Records from a collection
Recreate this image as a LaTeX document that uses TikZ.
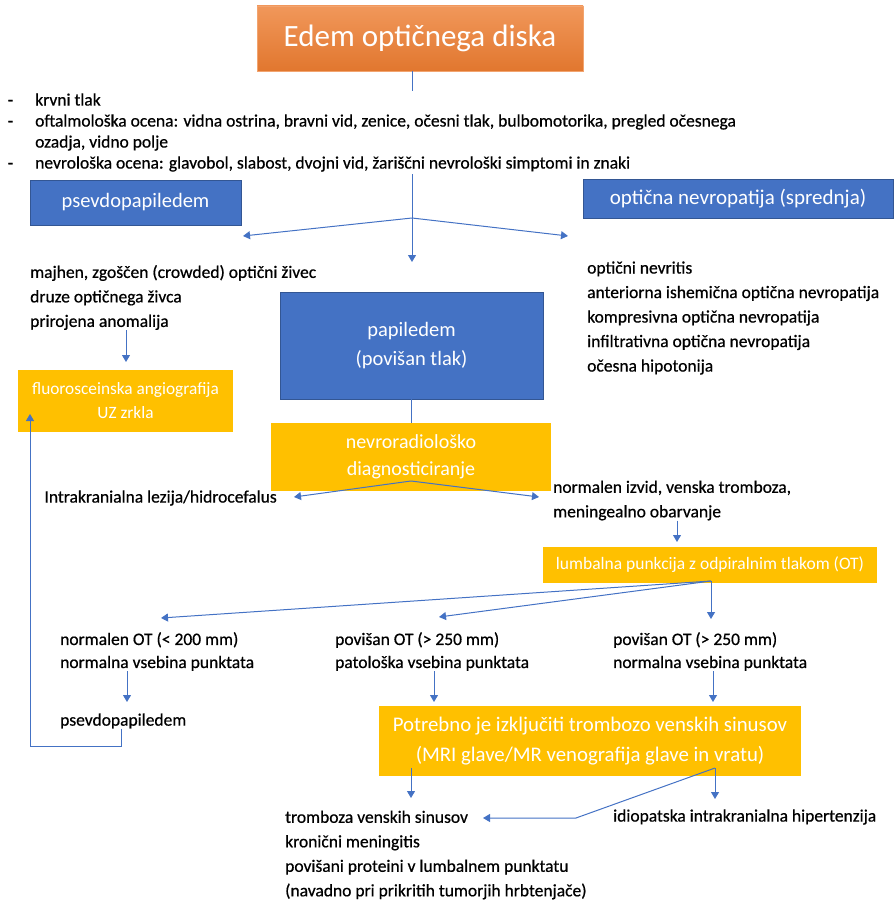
\documentclass[tikz,border=0pt]{standalone}
\usepackage{fontspec}
\setmainfont{Carlito}
\newfontfamily\telo[FakeBold=0.6]{Carlito}
\usetikzlibrary{arrows.meta}
\definecolor{modra}{RGB}{68,114,196}
\definecolor{rumena}{RGB}{255,192,0}
\definecolor{oranzna}{RGB}{237,125,49}
\begin{document}
\begin{tikzpicture}[x=1pt,y=-1pt,
  modro/.style={fill=modra,draw=modra!75!black,line width=0.8pt,text=white,align=center,font=\fontsize{20.5}{29}\selectfont},
  rumeno/.style={fill=rumena,text=white,align=center},
  besedilo/.style={anchor=west,inner sep=0pt,align=left,font=\telo\fontsize{17.5}{24.5}\selectfont},
  puscica/.style={draw=modra,line width=1pt,-{Triangle[width=8pt,length=7pt]}},
  crta/.style={draw=modra,line width=1pt}]
\useasboundingbox (0,0) rectangle (894,901);
% naslov
\node[draw=oranzna!70!white,top color=oranzna!80!white,bottom color=oranzna!95!black,text=white,font=\fontsize{31}{36}\selectfont,minimum width=326,minimum height=65] (naslov) at (420,38.5) {Edem optičnega diska};
\coordinate (r1) at (412,218);
\coordinate (papvrh) at (412,262);
\draw[puscica] (naslov.south -| papvrh) -- (papvrh);
\node[besedilo,font=\telo\fontsize{17.5}{21}\selectfont,fill=white,inner ysep=2pt] (seznam) at (35,132.5) {\llap{-\hspace{22pt}}krvni tlak\\
\llap{-\hspace{22pt}}oftalmološka ocena: vidna ostrina, bravni vid, zenice, očesni tlak, bulbomotorika, pregled očesnega\\
ozadja, vidno polje\\
\llap{-\hspace{22pt}}nevrološka ocena: glavobol, slabost, dvojni vid, žariščni nevrološki simptomi in znaki};
% prva razvejitev
\node[modro,minimum width=211,minimum height=45] (psevdo) at (135.5,202.5) {psevdopapiledem};
\node[modro,font=\fontsize{21}{29}\selectfont,minimum width=310,minimum height=39] (nevropatija) at (738,199) {optična nevropatija (sprednja)};
\coordinate (levo1) at (243,236);
\coordinate (desno1) at (568,236);
\draw[puscica] (r1) -- (levo1);
\draw[puscica] (r1) -- (desno1);
\node[besedilo] (majhen) at (30,297.5) {majhen, zgoščen (crowded) optični živec\\druze optičnega živca\\prirojena anomalija};
\node[besedilo] (vzroki) at (587,318) {optični nevritis\\anteriorna ishemična optična nevropatija\\kompresivna optična nevropatija\\infiltrativna optična nevropatija\\očesna hipotonija};
\node[modro,minimum width=263,minimum height=107] (pap) at (411.5,345.5) {papiledem\\(povišan tlak)};
\node[rumeno,font=\fontsize{17.3}{24}\selectfont,minimum width=215,minimum height=62] (fluo) at (125.5,401) {fluorosceinska angiografija\\UZ zrkla};
\coordinate (fluovrh) at (126,362);
\draw[puscica] (majhen.south -| fluovrh) -- (fluovrh);
% nevroradiologija
\node[rumeno,font=\fontsize{20}{27}\selectfont,minimum width=280,minimum height=68] (nevro) at (411,457) {nevroradiološko\\diagnosticiranje};
\draw[crta] (pap.south -| nevro.north) -- (nevro.north);
\coordinate (r2) at (411,481);
\coordinate (levo2) at (294,497);
\coordinate (desno2) at (539,497);
\draw[puscica] (r2) -- (levo2);
\draw[puscica] (r2) -- (desno2);
\node[besedilo,anchor=east] (lezija) at (277,498) {Intrakranialna lezija/hidrocefalus};
\node[besedilo] (izvid) at (553,500.5) {normalen izvid, venska tromboza,\\meningealno obarvanje};
\node[rumeno,font=\fontsize{17.5}{20}\selectfont,minimum width=334,minimum height=36] (lumb) at (710,565) {lumbalna punkcija z odpiralnim tlakom (OT)};
\coordinate (lumbvrh) at (677,542);
\draw[puscica] (izvid.south -| lumbvrh) -- (lumbvrh);
% tlak
\coordinate (r3) at (711,581);
\coordinate (ot1vrh) at (161,618);
\coordinate (ot2vrh) at (439,617);
\coordinate (ot3vrh) at (711,619);
\foreach \k in {ot1vrh,ot2vrh,ot3vrh}
  \draw[puscica] (r3) -- (\k);
\node[besedilo,font=\telo\fontsize{17.5}{23}\selectfont] (ot1) at (60,651.5) {normalen OT (< 200 mm)\\normalna vsebina punktata};
\node[besedilo,font=\telo\fontsize{17.5}{23}\selectfont] (ot2) at (335,651.5) {povišan OT (> 250 mm)\\patološka vsebina punktata};
\node[besedilo,font=\telo\fontsize{17.5}{23}\selectfont] (ot3) at (613,651.5) {povišan OT (> 250 mm)\\normalna vsebina punktata};
\node[besedilo] (psevdo2) at (60,721) {psevdopapiledem};
\node[rumeno,font=\fontsize{20.8}{30}\selectfont,minimum width=422,minimum height=70] (potrebno) at (590,741) {Potrebno je izključiti trombozo venskih sinusov\\(MRI glave/MR venografija glave in vratu)};
\coordinate (k1) at (127,702);
\coordinate (k2) at (434,702);
\coordinate (k3) at (713,702);
\draw[puscica] (ot1.south -| k1) -- (k1);
\draw[puscica] (ot2.south -| k2) -- (k2);
\draw[puscica] (ot3.south -| k3) -- (k3);
% zanka nazaj
\coordinate (zanka) at (121,746);
\coordinate (fluokonec) at (30,414);
\draw[puscica] (psevdo2.south -| zanka) -- (zanka) -- (zanka -| fluokonec) -- (fluokonec);
% izhodi
\node[besedilo] (tromboza) at (285,855) {tromboza venskih sinusov\\kronični meningitis\\povišani proteini v lumbalnem punktatu\\(navadno pri prikritih tumorjih hrbtenjače)};
\node[besedilo] (iih) at (613,817) {idiopatska intrakranialna hipertenzija};
\coordinate (r4) at (715,768);
\coordinate (levo4) at (411,798);
\coordinate (desno4) at (715,799);
\coordinate (lom) at (576,818);
\coordinate (trombkonec) at (483,818);
\draw[puscica] (levo4 |- r4) -- (levo4);
\draw[puscica] (r4) -- (desno4);
\draw[puscica] (r4) -- (lom) -- (trombkonec);
\end{tikzpicture}
\end{document}
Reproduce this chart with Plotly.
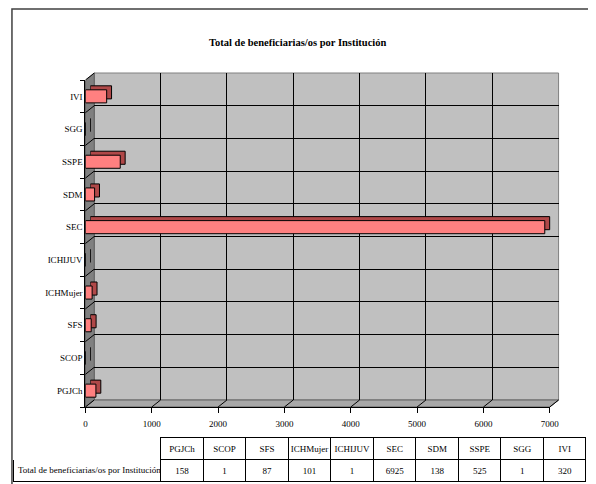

§ GOAL
Write out the listing above again, exactly, but with no pictures in the copy.

§ RESULT FOR THIS EXERCISE
Recreate this image as a LaTeX document that uses TikZ.
\documentclass[tikz,border=0pt]{standalone}
\usepackage{fontspec}
\setmainfont{Carlito}
\newfontfamily\telo[FakeBold=0.6]{Carlito}
\usetikzlibrary{arrows.meta}
\definecolor{modra}{RGB}{68,114,196}
\definecolor{rumena}{RGB}{255,192,0}
\definecolor{oranzna}{RGB}{237,125,49}
\begin{document}
\begin{tikzpicture}[x=1pt,y=-1pt,
  modro/.style={fill=modra,draw=modra!75!black,line width=0.8pt,text=white,align=center,font=\fontsize{20.5}{29}\selectfont},
  rumeno/.style={fill=rumena,text=white,align=center},
  besedilo/.style={anchor=west,inner sep=0pt,align=left,font=\telo\fontsize{17.5}{24.5}\selectfont},
  puscica/.style={draw=modra,line width=1pt,-{Triangle[width=8pt,length=7pt]}},
  crta/.style={draw=modra,line width=1pt}]
\useasboundingbox (0,0) rectangle (894,901);
% naslov
\node[draw=oranzna!70!white,top color=oranzna!80!white,bottom color=oranzna!95!black,text=white,font=\fontsize{31}{36}\selectfont,minimum width=326,minimum height=65] (naslov) at (420,38.5) {Edem optičnega diska};
\coordinate (r1) at (412,218);
\coordinate (papvrh) at (412,262);
\draw[puscica] (naslov.south -| papvrh) -- (papvrh);
\node[besedilo,font=\telo\fontsize{17.5}{21}\selectfont,fill=white,inner ysep=2pt] (seznam) at (35,132.5) {\llap{-\hspace{22pt}}krvni tlak\\
\llap{-\hspace{22pt}}oftalmološka ocena: vidna ostrina, bravni vid, zenice, očesni tlak, bulbomotorika, pregled očesnega\\
ozadja, vidno polje\\
\llap{-\hspace{22pt}}nevrološka ocena: glavobol, slabost, dvojni vid, žariščni nevrološki simptomi in znaki};
% prva razvejitev
\node[modro,minimum width=211,minimum height=45] (psevdo) at (135.5,202.5) {psevdopapiledem};
\node[modro,font=\fontsize{21}{29}\selectfont,minimum width=310,minimum height=39] (nevropatija) at (738,199) {optična nevropatija (sprednja)};
\coordinate (levo1) at (243,236);
\coordinate (desno1) at (568,236);
\draw[puscica] (r1) -- (levo1);
\draw[puscica] (r1) -- (desno1);
\node[besedilo] (majhen) at (30,297.5) {majhen, zgoščen (crowded) optični živec\\druze optičnega živca\\prirojena anomalija};
\node[besedilo] (vzroki) at (587,318) {optični nevritis\\anteriorna ishemična optična nevropatija\\kompresivna optična nevropatija\\infiltrativna optična nevropatija\\očesna hipotonija};
\node[modro,minimum width=263,minimum height=107] (pap) at (411.5,345.5) {papiledem\\(povišan tlak)};
\node[rumeno,font=\fontsize{17.3}{24}\selectfont,minimum width=215,minimum height=62] (fluo) at (125.5,401) {fluorosceinska angiografija\\UZ zrkla};
\coordinate (fluovrh) at (126,362);
\draw[puscica] (majhen.south -| fluovrh) -- (fluovrh);
% nevroradiologija
\node[rumeno,font=\fontsize{20}{27}\selectfont,minimum width=280,minimum height=68] (nevro) at (411,457) {nevroradiološko\\diagnosticiranje};
\draw[crta] (pap.south -| nevro.north) -- (nevro.north);
\coordinate (r2) at (411,481);
\coordinate (levo2) at (294,497);
\coordinate (desno2) at (539,497);
\draw[puscica] (r2) -- (levo2);
\draw[puscica] (r2) -- (desno2);
\node[besedilo,anchor=east] (lezija) at (277,498) {Intrakranialna lezija/hidrocefalus};
\node[besedilo] (izvid) at (553,500.5) {normalen izvid, venska tromboza,\\meningealno obarvanje};
\node[rumeno,font=\fontsize{17.5}{20}\selectfont,minimum width=334,minimum height=36] (lumb) at (710,565) {lumbalna punkcija z odpiralnim tlakom (OT)};
\coordinate (lumbvrh) at (677,542);
\draw[puscica] (izvid.south -| lumbvrh) -- (lumbvrh);
% tlak
\coordinate (r3) at (711,581);
\coordinate (ot1vrh) at (161,618);
\coordinate (ot2vrh) at (439,617);
\coordinate (ot3vrh) at (711,619);
\foreach \k in {ot1vrh,ot2vrh,ot3vrh}
  \draw[puscica] (r3) -- (\k);
\node[besedilo,font=\telo\fontsize{17.5}{23}\selectfont] (ot1) at (60,651.5) {normalen OT (< 200 mm)\\normalna vsebina punktata};
\node[besedilo,font=\telo\fontsize{17.5}{23}\selectfont] (ot2) at (335,651.5) {povišan OT (> 250 mm)\\patološka vsebina punktata};
\node[besedilo,font=\telo\fontsize{17.5}{23}\selectfont] (ot3) at (613,651.5) {povišan OT (> 250 mm)\\normalna vsebina punktata};
\node[besedilo] (psevdo2) at (60,721) {psevdopapiledem};
\node[rumeno,font=\fontsize{20.8}{30}\selectfont,minimum width=422,minimum height=70] (potrebno) at (590,741) {Potrebno je izključiti trombozo venskih sinusov\\(MRI glave/MR venografija glave in vratu)};
\coordinate (k1) at (127,702);
\coordinate (k2) at (434,702);
\coordinate (k3) at (713,702);
\draw[puscica] (ot1.south -| k1) -- (k1);
\draw[puscica] (ot2.south -| k2) -- (k2);
\draw[puscica] (ot3.south -| k3) -- (k3);
% zanka nazaj
\coordinate (zanka) at (121,746);
\coordinate (fluokonec) at (30,414);
\draw[puscica] (psevdo2.south -| zanka) -- (zanka) -- (zanka -| fluokonec) -- (fluokonec);
% izhodi
\node[besedilo] (tromboza) at (285,855) {tromboza venskih sinusov\\kronični meningitis\\povišani proteini v lumbalnem punktatu\\(navadno pri prikritih tumorjih hrbtenjače)};
\node[besedilo] (iih) at (613,817) {idiopatska intrakranialna hipertenzija};
\coordinate (r4) at (715,768);
\coordinate (levo4) at (411,798);
\coordinate (desno4) at (715,799);
\coordinate (lom) at (576,818);
\coordinate (trombkonec) at (483,818);
\draw[puscica] (levo4 |- r4) -- (levo4);
\draw[puscica] (r4) -- (desno4);
\draw[puscica] (r4) -- (lom) -- (trombkonec);
\end{tikzpicture}
\end{document}
Reproduce this chart with Plotly.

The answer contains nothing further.